A New Jersey appeals court has refused to overturn sanctions against an Edgewater law firm and its head partner for being “vexatious” in efforts to defend itself in a defamation lawsuit filed by a rival firm.
The two-judge Appellate Division panel, in an unpublished ruling, said a trial judge acted correctly in dismissing multiple motions and demands for discovery filed by the firm, Abrahamsen Law Firm, and its founder, Richard Abrahamsen.
Appellate Division Judges Mitchel Ostrer and Jessica Mayer also affirmed a trial judge’s ruling that imposed $17,155 in sanctions against Abrahamsen and his firm.
Abrahamsen did not return a telephone call seeking comment.
He and his firm are being sued by a competitor, Seidman & Pincus of Hasbrouck Heights, and its head partner, Mitchell Seidman. He also did not return a telephone call.
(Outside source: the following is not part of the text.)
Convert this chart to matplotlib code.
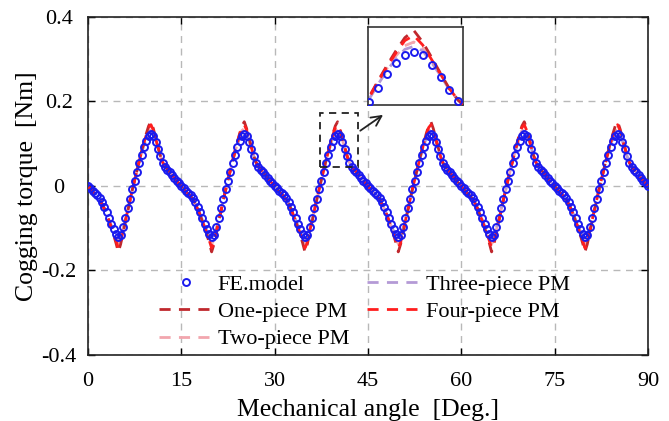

“A judge, in his or her discretion, has the inherent authority to sanction a party for behavior that is vexatious, burdensome or hearsay,” the appeals court judges said. “Although the power to sanction should be invoked sparingly, the circumstances presented in this case support the award of the attorney’s fees as the proper sanction for the Abrahamsen defendants’ vexatious and harassing motion practice.”
The dispute stems from a defamation and tortious interference claim filed by Seidman’s firm against Abrahamsen’s firm over Seidman’s loss of a longtime client, the opinion said.
In response, Abrahamsen and his firm, the opinion said, began filing a flurry of motions in response, along with demands for discovery.
A Passaic County Superior Court judge, who was not identified, rejected the Abrahamsen motions and cautioned Abrahamsen and his firm from pursuing further motions and demands.
Abrahamsen persisted, however, and sanctions were imposed.
“The underlying facts are not complex,” the appeals court said. “However, the procedural history is convoluted because of the sheer number of motions filed by the Abrahamsen defendants.”
The trial judge, the appeals court said, expressly warned Abrahamsen and his firm about filing discovery demands, but the warning was ignored.
“Plaintiffs’ claims were not frivolous,” the appeals court judges said. “We conclude that there is sufficient, credible evidence in the record to support the judge’s award of attorney’s fees against the Abrahamsen defendants.”